*** MATERIAL PROVIDED

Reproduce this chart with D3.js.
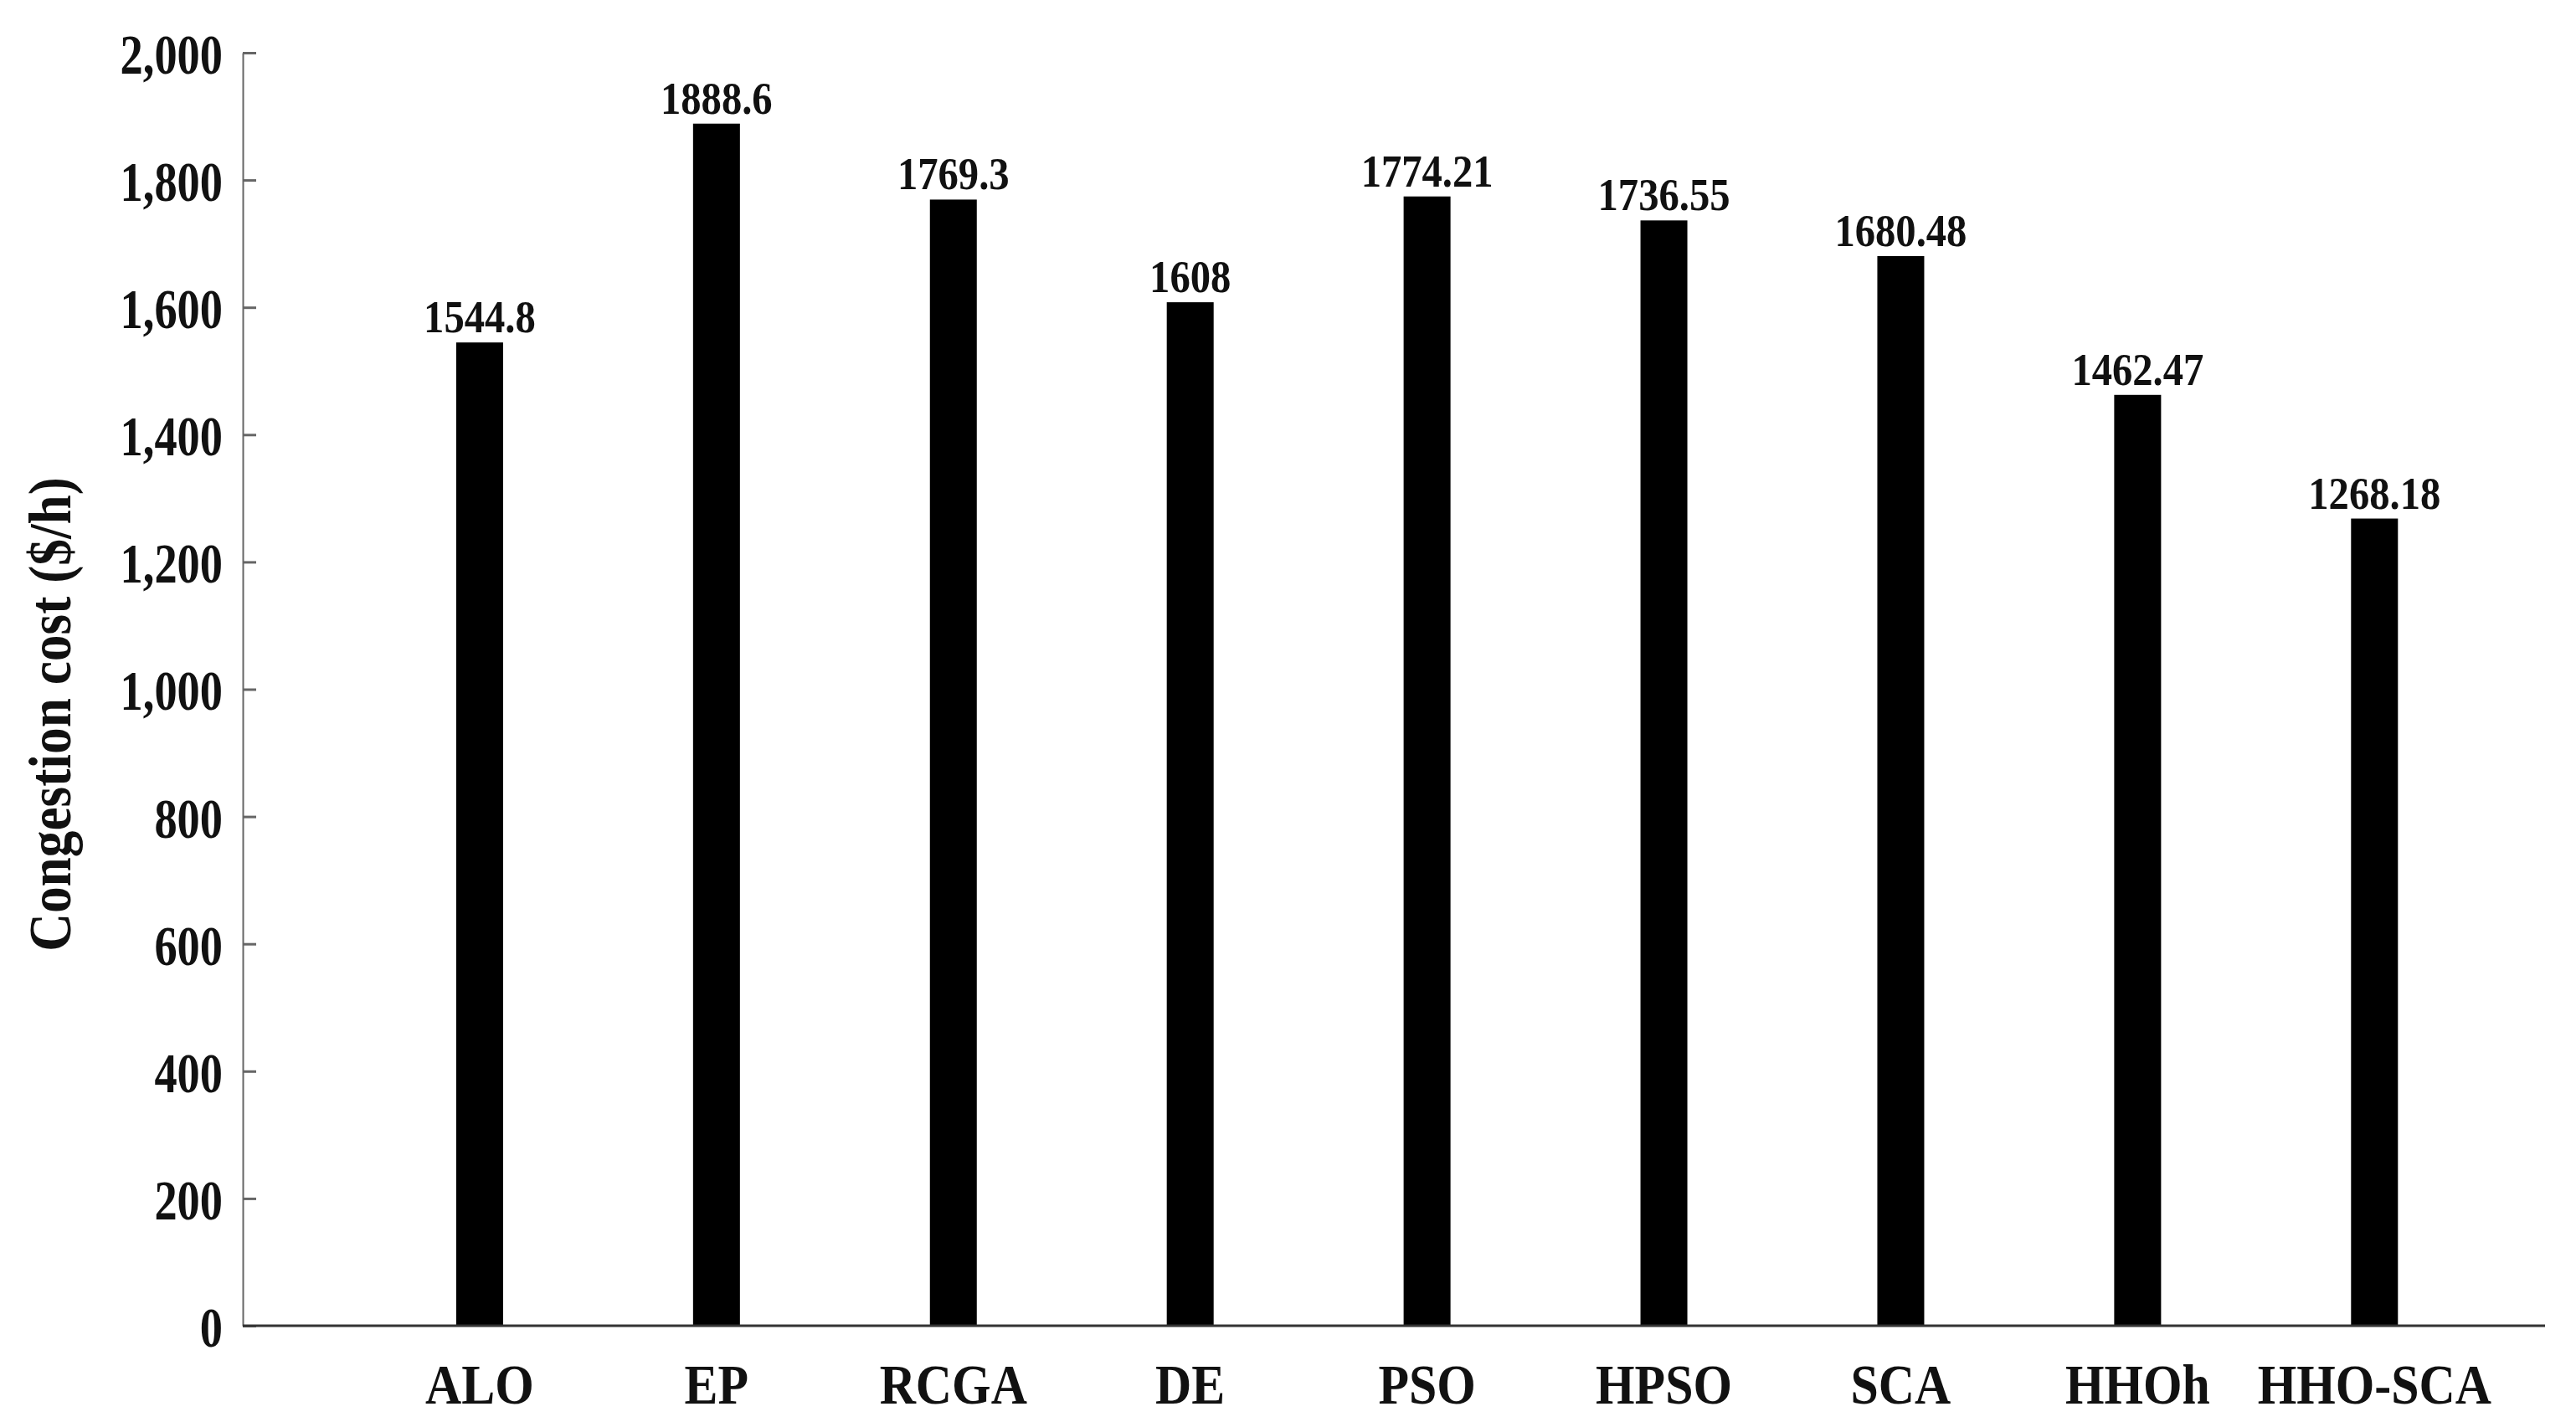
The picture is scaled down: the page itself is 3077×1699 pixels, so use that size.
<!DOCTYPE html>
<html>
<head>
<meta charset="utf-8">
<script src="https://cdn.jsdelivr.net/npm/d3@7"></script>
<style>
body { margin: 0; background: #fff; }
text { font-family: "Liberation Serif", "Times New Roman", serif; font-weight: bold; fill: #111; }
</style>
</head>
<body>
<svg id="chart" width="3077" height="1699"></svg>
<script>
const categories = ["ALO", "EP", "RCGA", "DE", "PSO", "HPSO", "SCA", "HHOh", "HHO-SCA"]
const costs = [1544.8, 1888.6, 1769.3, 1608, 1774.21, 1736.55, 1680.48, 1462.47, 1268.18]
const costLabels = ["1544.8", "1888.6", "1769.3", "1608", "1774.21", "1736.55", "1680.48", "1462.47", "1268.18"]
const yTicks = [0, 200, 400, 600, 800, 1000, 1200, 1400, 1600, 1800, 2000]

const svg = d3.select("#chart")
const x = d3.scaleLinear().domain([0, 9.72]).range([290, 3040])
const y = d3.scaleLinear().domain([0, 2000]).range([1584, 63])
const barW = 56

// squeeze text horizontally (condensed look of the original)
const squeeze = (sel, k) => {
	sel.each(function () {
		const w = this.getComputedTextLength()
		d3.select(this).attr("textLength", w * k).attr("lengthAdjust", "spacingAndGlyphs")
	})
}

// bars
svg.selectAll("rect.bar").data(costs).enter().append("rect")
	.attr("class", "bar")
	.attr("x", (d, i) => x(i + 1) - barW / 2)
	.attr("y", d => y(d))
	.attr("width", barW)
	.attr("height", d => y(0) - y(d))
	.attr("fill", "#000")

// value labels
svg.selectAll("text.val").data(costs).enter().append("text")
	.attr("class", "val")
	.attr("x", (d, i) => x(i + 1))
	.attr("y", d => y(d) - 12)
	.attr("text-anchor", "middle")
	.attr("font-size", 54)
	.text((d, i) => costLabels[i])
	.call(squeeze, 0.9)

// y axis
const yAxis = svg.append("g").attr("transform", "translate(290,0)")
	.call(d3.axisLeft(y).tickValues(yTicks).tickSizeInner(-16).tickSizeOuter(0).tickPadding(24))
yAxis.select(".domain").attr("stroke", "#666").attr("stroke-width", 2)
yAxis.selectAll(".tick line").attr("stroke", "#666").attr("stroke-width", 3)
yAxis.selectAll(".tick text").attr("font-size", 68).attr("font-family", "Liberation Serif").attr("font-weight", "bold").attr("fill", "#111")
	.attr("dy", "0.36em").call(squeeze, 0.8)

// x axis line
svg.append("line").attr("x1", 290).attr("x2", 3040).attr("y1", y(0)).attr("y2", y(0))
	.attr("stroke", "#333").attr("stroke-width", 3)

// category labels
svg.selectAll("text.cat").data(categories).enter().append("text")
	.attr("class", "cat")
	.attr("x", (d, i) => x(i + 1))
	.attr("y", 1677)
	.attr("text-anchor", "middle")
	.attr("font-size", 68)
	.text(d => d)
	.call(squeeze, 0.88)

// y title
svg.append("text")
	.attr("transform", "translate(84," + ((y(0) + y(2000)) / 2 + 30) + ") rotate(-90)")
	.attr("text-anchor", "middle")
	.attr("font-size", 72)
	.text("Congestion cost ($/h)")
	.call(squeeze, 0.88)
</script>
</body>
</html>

******
*** MATERIAL PROVIDED

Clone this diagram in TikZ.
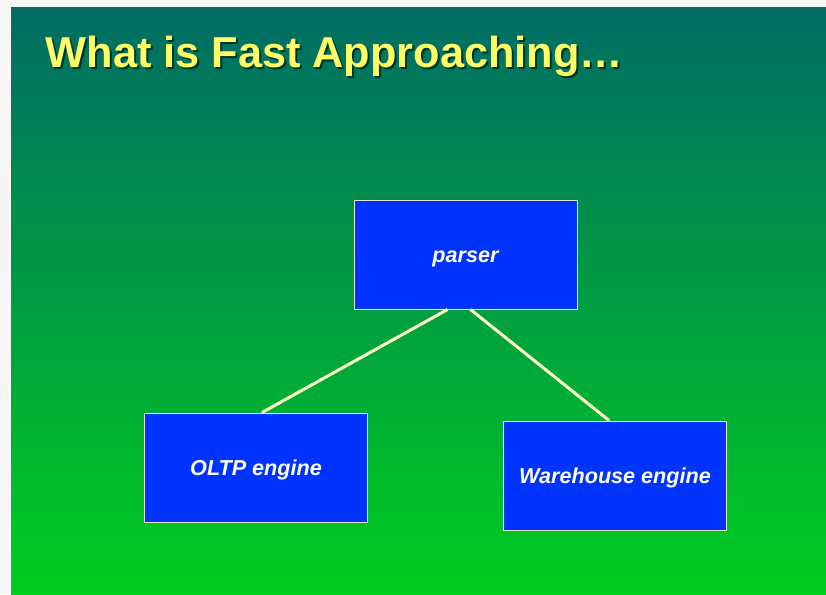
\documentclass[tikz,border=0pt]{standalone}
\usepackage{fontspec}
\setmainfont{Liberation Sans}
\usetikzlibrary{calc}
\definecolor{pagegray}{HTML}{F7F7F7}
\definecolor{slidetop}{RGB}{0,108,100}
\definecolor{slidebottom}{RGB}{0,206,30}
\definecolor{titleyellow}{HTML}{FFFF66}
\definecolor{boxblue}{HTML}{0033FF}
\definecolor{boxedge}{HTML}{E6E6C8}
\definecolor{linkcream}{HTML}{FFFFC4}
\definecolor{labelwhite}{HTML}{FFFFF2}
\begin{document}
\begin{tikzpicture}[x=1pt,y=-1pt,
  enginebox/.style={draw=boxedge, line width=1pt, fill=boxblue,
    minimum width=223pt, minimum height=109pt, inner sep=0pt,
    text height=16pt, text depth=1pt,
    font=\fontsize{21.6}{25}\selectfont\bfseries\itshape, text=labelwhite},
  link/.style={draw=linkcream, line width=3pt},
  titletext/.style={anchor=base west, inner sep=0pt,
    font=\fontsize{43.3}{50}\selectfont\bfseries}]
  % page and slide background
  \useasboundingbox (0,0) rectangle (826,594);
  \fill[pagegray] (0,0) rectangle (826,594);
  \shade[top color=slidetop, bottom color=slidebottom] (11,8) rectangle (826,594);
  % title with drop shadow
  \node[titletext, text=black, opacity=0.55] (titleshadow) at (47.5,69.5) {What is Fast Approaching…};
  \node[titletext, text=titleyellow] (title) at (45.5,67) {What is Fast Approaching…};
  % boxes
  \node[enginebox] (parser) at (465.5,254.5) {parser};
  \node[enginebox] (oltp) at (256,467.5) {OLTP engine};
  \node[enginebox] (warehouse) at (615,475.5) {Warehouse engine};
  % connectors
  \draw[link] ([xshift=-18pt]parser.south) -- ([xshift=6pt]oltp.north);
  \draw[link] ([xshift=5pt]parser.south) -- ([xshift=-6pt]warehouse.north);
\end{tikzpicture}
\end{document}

******
*** MATERIAL PROVIDED

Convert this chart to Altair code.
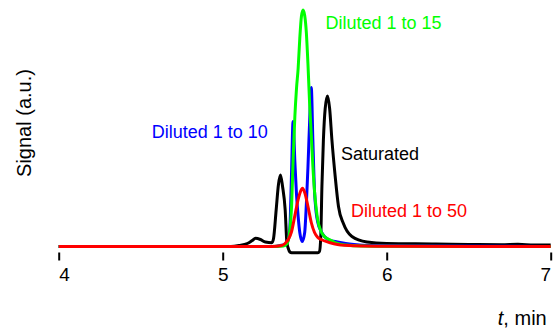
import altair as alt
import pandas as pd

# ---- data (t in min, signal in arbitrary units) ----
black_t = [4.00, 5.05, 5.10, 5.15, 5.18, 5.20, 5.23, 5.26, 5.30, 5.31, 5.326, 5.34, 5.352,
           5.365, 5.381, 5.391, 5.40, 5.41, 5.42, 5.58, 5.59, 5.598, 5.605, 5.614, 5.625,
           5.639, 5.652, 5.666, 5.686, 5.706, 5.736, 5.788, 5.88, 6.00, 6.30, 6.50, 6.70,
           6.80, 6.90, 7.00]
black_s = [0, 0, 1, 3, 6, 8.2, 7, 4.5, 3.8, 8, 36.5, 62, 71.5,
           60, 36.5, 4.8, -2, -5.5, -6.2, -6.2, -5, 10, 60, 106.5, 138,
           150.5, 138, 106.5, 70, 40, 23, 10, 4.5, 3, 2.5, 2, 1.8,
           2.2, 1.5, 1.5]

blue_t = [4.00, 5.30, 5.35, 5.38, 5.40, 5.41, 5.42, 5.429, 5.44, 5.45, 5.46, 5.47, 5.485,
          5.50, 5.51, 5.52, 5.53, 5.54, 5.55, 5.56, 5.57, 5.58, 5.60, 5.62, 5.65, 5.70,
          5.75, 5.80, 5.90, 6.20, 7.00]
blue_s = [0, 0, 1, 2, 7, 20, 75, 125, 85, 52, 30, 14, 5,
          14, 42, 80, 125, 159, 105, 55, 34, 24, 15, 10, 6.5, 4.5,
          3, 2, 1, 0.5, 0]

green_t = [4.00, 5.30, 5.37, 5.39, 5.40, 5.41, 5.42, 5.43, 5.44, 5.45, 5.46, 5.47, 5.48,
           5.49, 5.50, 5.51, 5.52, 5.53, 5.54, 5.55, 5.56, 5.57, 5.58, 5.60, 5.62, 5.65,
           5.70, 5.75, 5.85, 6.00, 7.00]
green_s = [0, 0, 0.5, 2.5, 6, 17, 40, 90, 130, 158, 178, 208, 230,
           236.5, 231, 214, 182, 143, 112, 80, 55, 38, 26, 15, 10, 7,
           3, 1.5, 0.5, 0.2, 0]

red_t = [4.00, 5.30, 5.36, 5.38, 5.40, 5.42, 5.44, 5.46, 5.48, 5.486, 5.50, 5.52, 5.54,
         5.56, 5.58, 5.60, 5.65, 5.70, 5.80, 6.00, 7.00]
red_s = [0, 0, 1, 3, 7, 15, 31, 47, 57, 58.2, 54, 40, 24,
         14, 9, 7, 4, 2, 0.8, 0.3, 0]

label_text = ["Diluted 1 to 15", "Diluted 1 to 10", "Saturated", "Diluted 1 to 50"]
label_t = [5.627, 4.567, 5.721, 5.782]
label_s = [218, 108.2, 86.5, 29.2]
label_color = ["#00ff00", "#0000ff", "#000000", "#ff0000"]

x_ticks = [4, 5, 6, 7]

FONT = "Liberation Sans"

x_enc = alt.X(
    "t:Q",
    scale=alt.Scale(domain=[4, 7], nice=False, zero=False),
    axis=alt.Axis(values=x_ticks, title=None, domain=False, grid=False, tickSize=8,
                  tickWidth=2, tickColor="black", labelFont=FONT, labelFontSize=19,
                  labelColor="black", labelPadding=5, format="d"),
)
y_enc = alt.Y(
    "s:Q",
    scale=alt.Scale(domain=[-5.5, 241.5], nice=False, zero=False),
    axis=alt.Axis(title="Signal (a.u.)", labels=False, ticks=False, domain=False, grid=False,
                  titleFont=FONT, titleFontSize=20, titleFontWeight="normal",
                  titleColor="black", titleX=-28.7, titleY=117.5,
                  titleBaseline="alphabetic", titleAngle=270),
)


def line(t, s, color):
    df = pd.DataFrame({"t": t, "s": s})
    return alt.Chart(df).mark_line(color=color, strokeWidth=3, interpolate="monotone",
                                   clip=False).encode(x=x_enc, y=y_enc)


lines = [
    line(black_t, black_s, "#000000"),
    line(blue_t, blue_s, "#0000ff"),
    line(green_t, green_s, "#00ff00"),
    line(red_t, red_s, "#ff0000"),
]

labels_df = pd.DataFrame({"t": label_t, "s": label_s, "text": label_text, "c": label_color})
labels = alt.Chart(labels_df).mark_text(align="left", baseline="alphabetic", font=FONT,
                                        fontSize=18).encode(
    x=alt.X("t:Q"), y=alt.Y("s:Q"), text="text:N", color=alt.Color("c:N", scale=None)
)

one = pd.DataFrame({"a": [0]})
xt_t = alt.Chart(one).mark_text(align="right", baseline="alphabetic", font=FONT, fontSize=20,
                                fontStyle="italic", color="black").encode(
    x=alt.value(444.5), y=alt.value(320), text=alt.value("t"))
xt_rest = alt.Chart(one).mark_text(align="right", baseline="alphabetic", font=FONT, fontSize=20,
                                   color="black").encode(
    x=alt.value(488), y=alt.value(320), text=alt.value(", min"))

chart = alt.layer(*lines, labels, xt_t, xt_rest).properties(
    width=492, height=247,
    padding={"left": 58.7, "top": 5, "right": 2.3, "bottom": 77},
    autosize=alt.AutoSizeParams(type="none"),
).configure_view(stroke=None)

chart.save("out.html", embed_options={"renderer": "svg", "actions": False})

******

* [TASK DIRECTIONS] Copy out every line that includes the word "with".

* [THE SOLUTION]
Reproduce this chart with D3.js.
  % title with drop shadow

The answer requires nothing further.